In this series, we’ll look at four lighting sources that I’ve gathered for my own use. I’ll touch on some available modifiers and show a few examples. As a professional creative I’ve produced product photography for years: Tabletop, mannequin and on-body photos; all lit with large softboxes and studio strobes. Sometimes I’m the primary shooter—I love to shoot tabletop—but often I’m heading up the shoot with a small, focused crew. I like to put that learning to work in my personal creative endeavors, so here we go…

Four Lighting Sources

The options:

Speedlight (AKA flash) – A staple of consumer and professional photographers for years. Stops motion, can be used as a fill light for full sun. Typically AA battery powered.

LED panel – More common in video production, provides even and adjustable light. Typically common rechargeable and/or wall powered.

“New” LED lights – Newer technology and power. Individually controllable single-point lights. Typically proprietary rechargeable, built-in power.

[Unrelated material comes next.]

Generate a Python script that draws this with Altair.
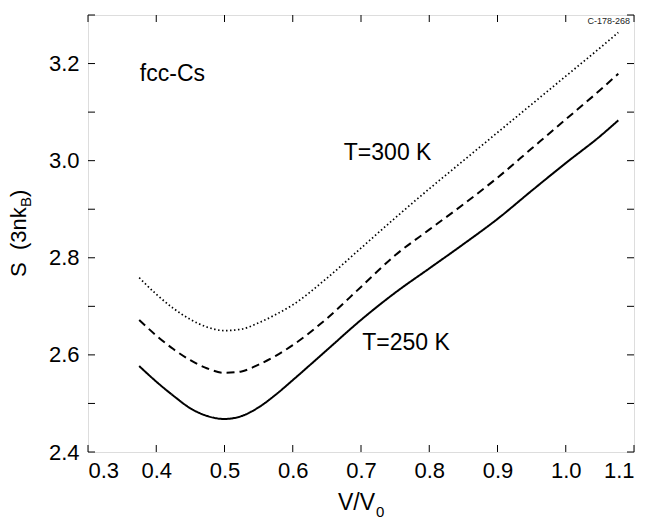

“Diorama” LED lights – Coming from the model train world, these range from 180º LED lights to tiny pinpoint LEDs and more. Individually controllable, wall or battery (9V) powered.


Speedlight, trigger, cables and modifier.
Speedlight, modifier, wireless trigger and cables.

Speedlight – AKA “flash”

Let’s start with the one I’ve used the least for toy photography. Come to think of it, I should take it along with me more often for outdoor shoots. It would be a bit easier to place out of the frame than holding a reflector for fill.

This flash is pretty old. It’s been through several full-size DSLRs and has a matching one that was part of my very first lighting kit some years ago. The wireless trigger can tell one light to strobe more than the other. It also has a translucent modifier that softens the light coming from the flash—that piece is essential.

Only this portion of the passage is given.